The Court of Appeal has restored the burden of proof test in discrimination cases meaning that claimants will bear the initial burden.

burden of proof

The individual, in this case, was engaged as an agency worker and then as an employee. He resigned after several years. He then brought tribunal claim claiming constructive unfairly dismissed, racial discrimination, racial harassment and victimisation. His discrimination allegations included, amongst others, the way his line manager spoke to him, delays in being paid, the way his annual leave requests were handled, and being removed from a customer service desk.

The tribunal dismissed his claims. In relation to discrimination the tribunal held that he had not established a prima facie case. He unsuccessfully appealed to the Employment Appeal Tribunal.
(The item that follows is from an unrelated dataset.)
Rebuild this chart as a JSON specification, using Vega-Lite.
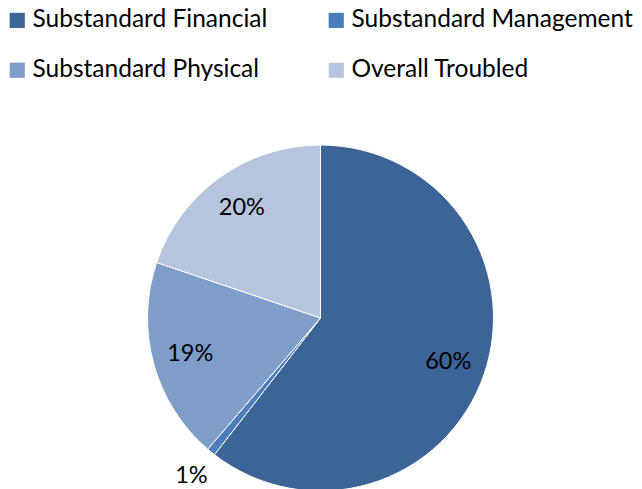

He then appealed to the Court of Appeal.

His argument that the tribunal shouldn’t have taken into account the employer’s explanations at the first stage of the burden of proof test was dismissed. The Court said that it is permissible to take into account evidence presented by the respondent when considering whether the claimant has proved facts demonstrating a prima facie case of discrimination. In this case the evidence showed that, for example, many other employees experienced difficulties with being paid. He had therefore failed to prove facts from which the tribunal could decide that discrimination had occurred.

Burden of proof is initially on the Claimant

In relation to a second ground of appeal, that the tribunal wrongly placed any burden of proof on him, the court said that there was nothing to indicate that Parliament had intended to alter the burden of proof when it passed the Equality Act 2010.